## start MATERIAL TO PROCESS
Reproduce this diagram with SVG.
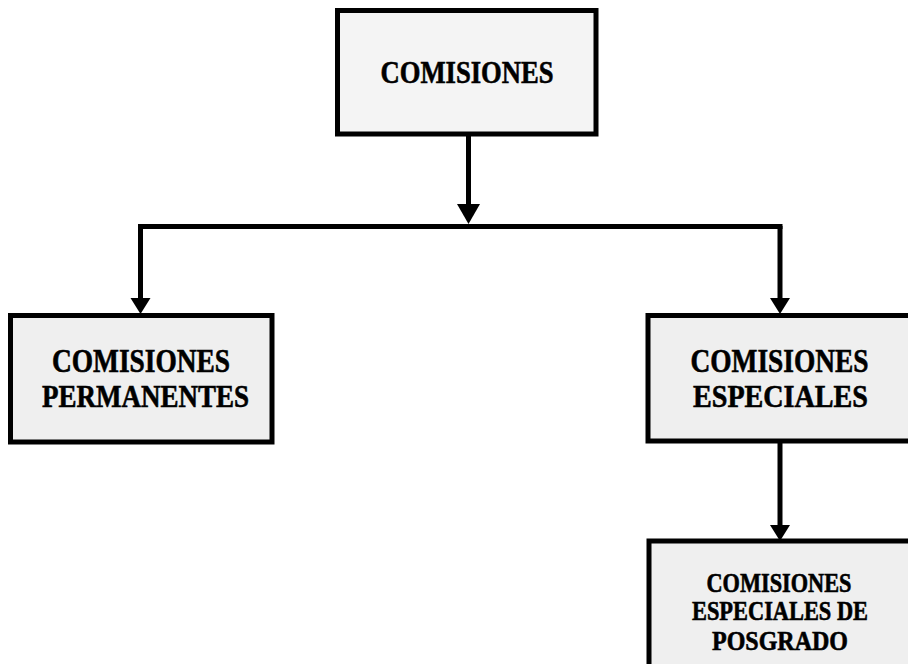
<svg xmlns="http://www.w3.org/2000/svg" width="908" height="664" viewBox="0 0 908 664">
<defs>
<style>
.box{fill:#efefef;stroke:#000;stroke-width:5}
.t{font-family:"Liberation Serif","Times New Roman",serif;font-weight:bold;fill:#000;stroke:#000;stroke-width:0.6;text-anchor:middle}
.c{stroke:#000;stroke-width:5;fill:none}
.ah{fill:#000}
</style>
</defs>
<rect width="908" height="664" fill="#fff"/>
<g id="connectors">
<path class="c" d="M468.5,134 V212"/>
<polygon class="ah" points="457,204 480,204 468.5,224"/>
<path class="c" d="M138,226.5 H782.5"/>
<path class="c" d="M140.5,226 V302"/>
<polygon class="ah" points="130.5,298 150.5,298 140.5,314"/>
<path class="c" d="M780,226 V302"/>
<polygon class="ah" points="770,298 790,298 780,314"/>
<path class="c" d="M780,441 V528"/>
<polygon class="ah" points="770,525 790,525 780,541"/>
</g>
<g id="comisiones">
<rect class="box" x="337.5" y="10.5" width="258.5" height="123.5" style="fill:#f4f4f4"/>
<text class="t" x="467" y="83" font-size="32" textLength="173" lengthAdjust="spacingAndGlyphs">COMISIONES</text>
</g>
<g id="permanentes">
<rect class="box" x="10.5" y="315.5" width="261.5" height="126.5"/>
<text class="t" x="141" y="372" font-size="33" textLength="178" lengthAdjust="spacingAndGlyphs">COMISIONES</text>
<text class="t" x="145.5" y="407" font-size="32" textLength="207" lengthAdjust="spacingAndGlyphs">PERMANENTES</text>
</g>
<g id="especiales">
<rect class="box" x="648" y="315.5" width="270" height="125.5"/>
<text class="t" x="779.5" y="372" font-size="33" textLength="178" lengthAdjust="spacingAndGlyphs">COMISIONES</text>
<text class="t" x="780.5" y="407" font-size="32" textLength="175" lengthAdjust="spacingAndGlyphs">ESPECIALES</text>
</g>
<g id="posgrado">
<rect class="box" x="649" y="541" width="270" height="135"/>
<text class="t" x="779" y="592" font-size="27" textLength="145" lengthAdjust="spacingAndGlyphs">COMISIONES</text>
<text class="t" x="780" y="620" font-size="27" textLength="176" lengthAdjust="spacingAndGlyphs">ESPECIALES DE</text>
<text class="t" x="780" y="650" font-size="27" textLength="136" lengthAdjust="spacingAndGlyphs">POSGRADO</text>
</g>
</svg>
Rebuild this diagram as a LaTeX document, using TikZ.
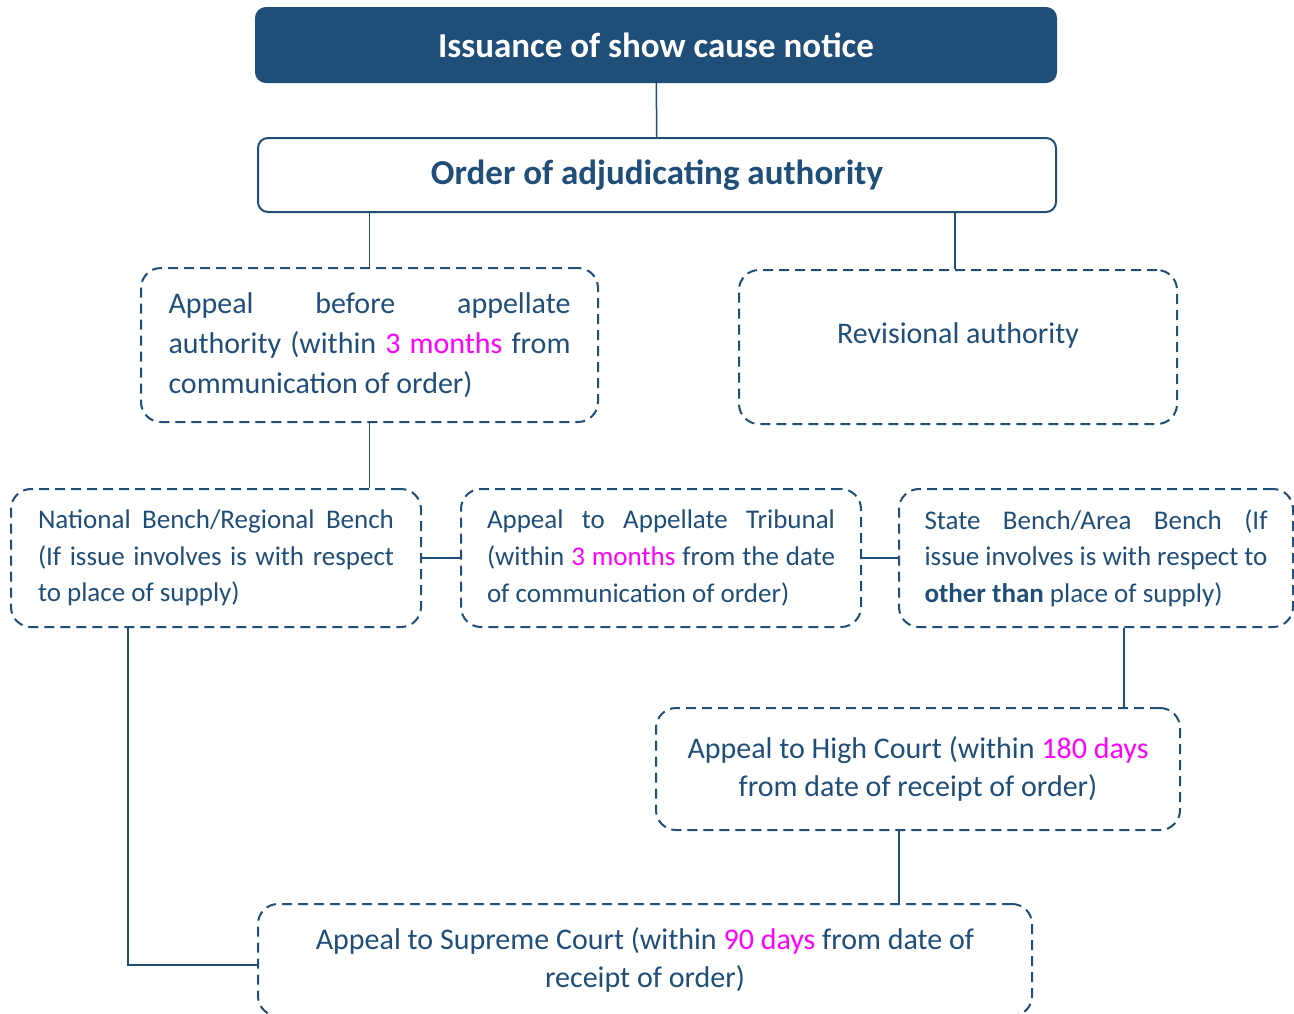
\documentclass[tikz,border=0pt]{standalone}
\usepackage{fontspec}
\setmainfont{Carlito}
\usepackage{xcolor}
\definecolor{navy}{RGB}{31,78,121}
\definecolor{hilite}{RGB}{255,0,255}
\newcommand{\hl}[1]{\textcolor{hilite}{#1}}

\begin{document}
\begin{tikzpicture}[x=0.5pt,y=-0.5pt,
	titlebox/.style={draw=navy,line width=1pt,rounded corners=5pt,minimum width=400pt,minimum height=37pt,inner sep=0pt,font=\fontsize{17.5}{21}\selectfont\bfseries},
	dashbox/.style={draw=navy,line width=1pt,dash pattern=on 5pt off 3pt,rounded corners=10pt,text=navy,inner ysep=0pt,font=\fontsize{15}{19}\selectfont},
	benchbox/.style={dashbox,minimum height=69pt,align=justify,font=\fontsize{13.5}{18.3}\selectfont},
	link/.style={draw=navy,line width=0.75pt}]
	\useasboundingbox (0,0) rectangle (1294,1013);

	\node[titlebox,fill=navy,text=white] (notice) at (656,45) {Issuance of show cause notice};
	\node[titlebox,fill=white,text=navy,minimum width=399pt] (order) at (657,175) {Order of adjudicating authority};

	\node[dashbox,minimum width=228.5pt,minimum height=77pt,text width=201pt,align=justify,font=\fontsize{15}{20}\selectfont] (appellate) at (369.5,345)
		{Appeal before appellate\linebreak authority (within \hl{3 months} from\linebreak communication of order)};
	\node[dashbox,minimum width=219pt,minimum height=77pt,text depth=14pt,align=center] (revisional) at (958,347) {Revisional authority};

	\node[benchbox,minimum width=205pt,text width=178pt] (national) at (216,558)
		{National Bench/Regional Bench\linebreak (If issue involves is with respect\linebreak to place of supply)};
	\node[benchbox,minimum width=200pt,text width=174pt] (tribunal) at (661,558)
		{Appeal to Appellate Tribunal\linebreak (within \hl{3 months} from the date\linebreak of communication of order)};
	\node[benchbox,minimum width=197pt,text width=171.5pt] (state) at (1096,558)
		{State Bench/Area Bench (If\linebreak issue involves is with respect to\linebreak \textbf{other than} place of supply)};

	\node[dashbox,minimum width=262pt,minimum height=61pt,align=center] (high) at (918,769)
		{Appeal to High Court (within \hl{180 days}\\ from date of receipt of order)};
	\node[dashbox,minimum width=387pt,minimum height=56pt,align=center] (supreme) at (645,960)
		{Appeal to Supreme Court (within \hl{90 days} from date of\\ receipt of order)};

	% connectors
	\draw[link] (notice) -- (order);
	\draw[link] (appellate.north |- order.south) -- (appellate.north);
	\draw[link] ([xshift=-1.5pt]revisional.north |- order.south) -- ([xshift=-1.5pt]revisional.north);
	\draw[link] (appellate.south) -- (appellate.south |- national.north);
	\draw[link] (national.east |- tribunal.west) -- (tribunal.west);
	\draw[link] (tribunal.east) -- (state.west);
	\draw[link,line width=1.2pt] ([xshift=14pt]state.south) -- ([xshift=14pt]state.south |- high.north);
	\draw[link] ([xshift=-9.5pt]high.south) -- ([xshift=-9.5pt]high.south |- supreme.north);
	\draw[link] ([xshift=-44pt]national.south) |- ([yshift=-2.5pt]supreme.west);
\end{tikzpicture}
\end{document}
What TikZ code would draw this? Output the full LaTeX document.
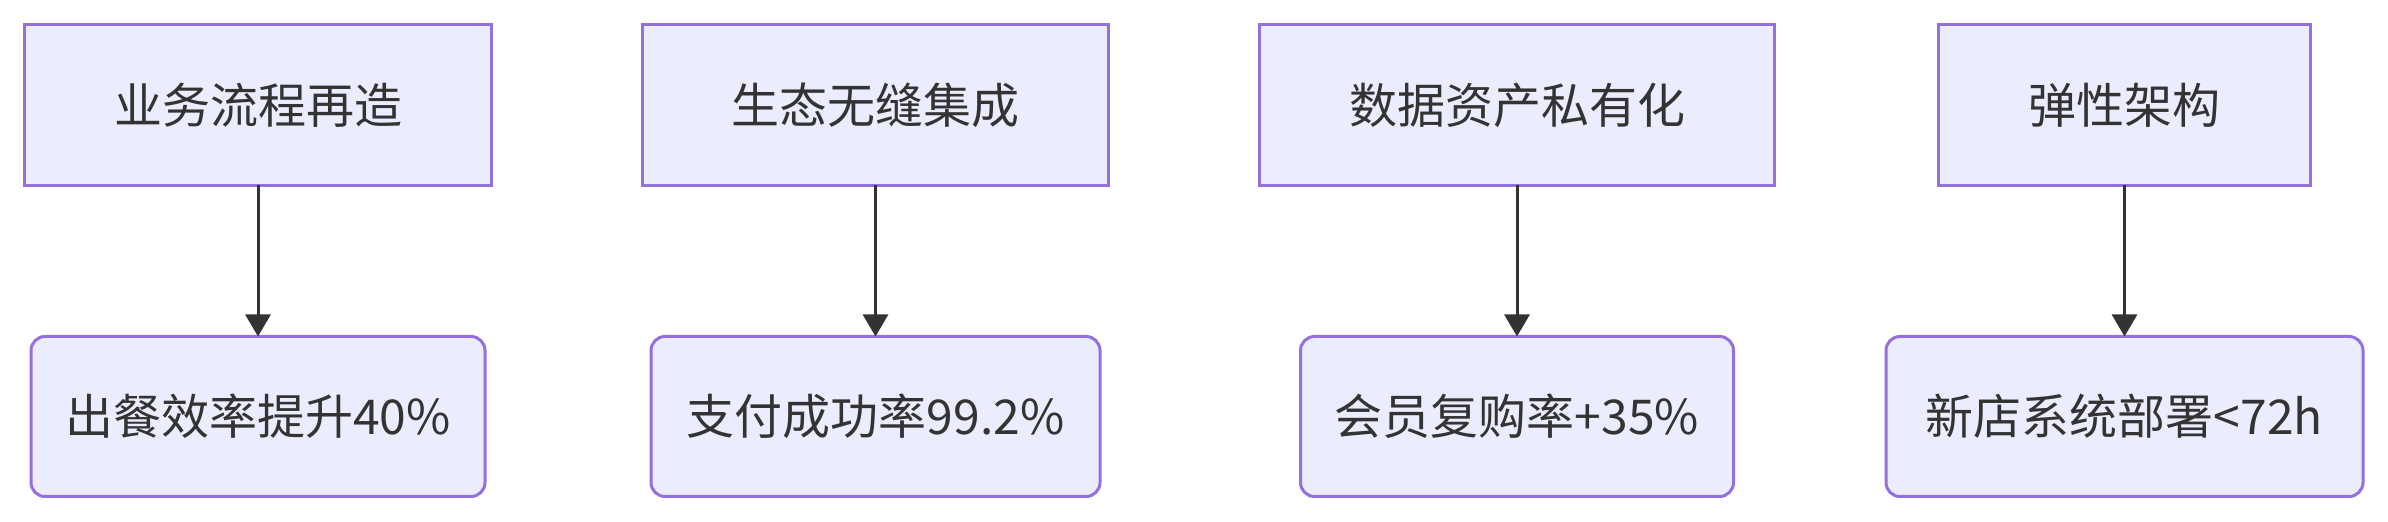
\documentclass[tikz,border=0pt]{standalone}
\usepackage{fontspec}
\setmainfont{Noto Sans CJK SC}
\usetikzlibrary{positioning,arrows.meta}
\definecolor{boxfill}{HTML}{ECECFF}
\definecolor{boxline}{HTML}{9370DB}
\definecolor{ink}{HTML}{333333}
\begin{document}
\begin{tikzpicture}[
  goal/.style={draw=boxline,fill=boxfill,line width=1.5pt,text=ink,inner sep=0pt,outer sep=0pt,
    minimum height=80.5pt,font=\fontsize{24pt}{28pt}\selectfont},
  result/.style={goal,rounded corners=7pt,minimum height=80pt},
  link/.style={-{Triangle[width=12.5pt,length=11pt]},draw=ink,line width=1.5pt}]
  \useasboundingbox (0,0) rectangle (1194pt,-261pt);
  \node (0) [goal,minimum width=233.5pt] at (129pt,-52.5pt) {业务流程再造};
  \node (1) [goal,minimum width=233pt,right=75.5pt of 0] {生态无缝集成};
  \node (2) [goal,minimum width=257.5pt,right=75.5pt of 1] {数据资产私有化};
  \node (3) [goal,minimum width=186pt,right=82pt of 2] {弹性架构};
  \node (4) [result,minimum width=227pt,below=75.5pt of 0] {出餐效率提升40\%};
  \node (5) [result,minimum width=224.5pt,below=75.5pt of 1] {支付成功率99.2\%};
  \node (6) [result,minimum width=216.5pt,below=75.5pt of 2] {会员复购率+35\%};
  \node (7) [result,minimum width=238.5pt,below=75.5pt of 3] {新店系统部署<72h};
  \draw[link] (0) -- (4);
  \draw[link] (1) -- (5);
  \draw[link] (2) -- (6);
  \draw[link] (3) -- (7);
\end{tikzpicture}
\end{document}
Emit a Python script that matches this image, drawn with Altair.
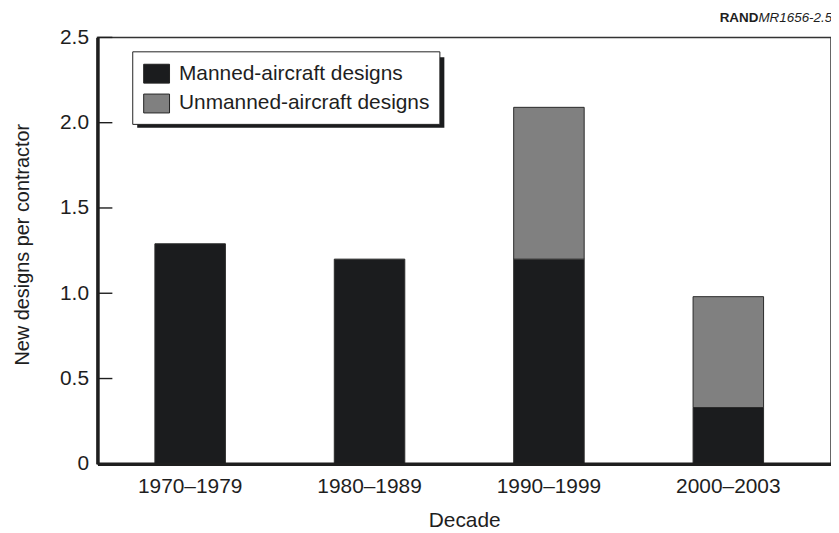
import altair as alt
import pandas as pd

# ---- data ----
decades = ["1970–1979", "1980–1989", "1990–1999", "2000–2003"]
manned = [1.29, 1.20, 1.20, 0.33]
unmanned = [0.0, 0.0, 0.89, 0.65]
series = ["Manned-aircraft designs", "Unmanned-aircraft designs"]
series_colors = ["#1b1c1e", "#808080"]
y_ticks = [0, 0.5, 1.0, 1.5, 2.0, 2.5]
source_label = ["RAND", "MR1656-2.5"]

rows = []
for d, m, u in zip(decades, manned, unmanned):
    rows.append({"Decade": d, "Type": series[0], "value": m, "order": 0})
    if u > 0:
        rows.append({"Decade": d, "Type": series[1], "value": u, "order": 1})
df = pd.DataFrame(rows)
tick_df = pd.DataFrame({"tick": y_ticks})

FONT = "Liberation Sans"
INK = "#1e1e1e"
W, H = 738, 429

y_scale = alt.Scale(domain=[0, 2.5], nice=False)

bars = alt.Chart(df).mark_bar(stroke="#2a2a2a", strokeWidth=1).encode(
    x=alt.X(
        "Decade:N",
        sort=decades,
        scale=alt.Scale(paddingInner=0.607, paddingOuter=0.348, align=0.46),
        axis=alt.Axis(
            title="Decade", labelAngle=0, ticks=False, tickSize=0,
            domainWidth=3.5, domainColor=INK, labelPadding=12,
            titlePadding=13, grid=False, zindex=2,
        ),
    ),
    y=alt.Y(
        "value:Q",
        stack="zero",
        scale=y_scale,
        axis=alt.Axis(
            title="New designs per contractor", values=y_ticks,
            labelExpr="datum.value == 0 ? '0' : format(datum.value, '.1f')",
            grid=False, ticks=False, tickSize=0, domainWidth=3.5,
            domainColor=INK, labelPadding=9, titlePadding=27,
            titleFontSize=20, titleY=208, zindex=2,
        ),
    ),
    color=alt.Color(
        "Type:N",
        scale=alt.Scale(domain=series, range=series_colors),
        legend=alt.Legend(
            title=None, orient="none", legendX=35, legendY=14,
            symbolType="M-1,-0.73H1V0.73H-1Z", symbolSize=676,
            symbolStrokeColor="#222", symbolStrokeWidth=1,
            labelFontSize=21, labelFont=FONT, labelColor=INK, labelLimit=0,
            padding=9, strokeColor="#222", fillColor="white",
            rowPadding=5, labelOffset=9, symbolOffset=2, cornerRadius=0,
        ),
    ),
    order=alt.Order("order:Q"),
)

# inward tick marks on the left axis
inward_ticks = alt.Chart(tick_df).mark_rule(
    color=INK, strokeWidth=1.4, opacity=1
).encode(y=alt.Y("tick:Q", scale=y_scale), x=alt.value(0), x2=alt.value(15))

shadow = alt.Chart(pd.DataFrame({"s": [0]})).mark_rect(color="#1b1c1e").encode(
    x=alt.value(40), x2=alt.value(349), y=alt.value(20), y2=alt.value(91)
)

rand_txt = alt.Chart(pd.DataFrame({"t": [source_label[0]]})).mark_text(
    font=FONT, fontSize=13.5, fontWeight="bold", align="left",
    baseline="alphabetic", color=INK,
).encode(text="t:N", x=alt.value(626), y=alt.value(-15))

mr_txt = alt.Chart(pd.DataFrame({"t": [source_label[1]]})).mark_text(
    font=FONT, fontSize=13.5, fontStyle="italic", align="left",
    baseline="alphabetic", color=INK,
).encode(text="t:N", x=alt.value(665), y=alt.value(-15))

chart = (
    alt.layer(shadow, bars, inward_ticks, rand_txt, mr_txt)
    .properties(
        width=W, height=H,
        autosize=alt.AutoSizeParams(type="none"),
        padding={"left": 90, "top": 28, "right": 0, "bottom": 65},
    )
    .configure(font=FONT)
    .configure_view(stroke="#333", strokeWidth=1.5)
    .configure_axis(
        labelFont=FONT, titleFont=FONT, labelFontSize=21, titleFontSize=21,
        labelColor=INK, titleColor=INK, titleFontWeight="normal",
    )
)

chart.save("out.html", embed_options={"renderer": "svg", "actions": False})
## end MATERIAL TO PROCESS
THE TASK => For this exercise, gather every line of the data that contains the word "LaTeX".

EXERCISE OUTPUT =>
Rebuild this diagram as a LaTeX document, using TikZ.
What TikZ code would draw this? Output the full LaTeX document.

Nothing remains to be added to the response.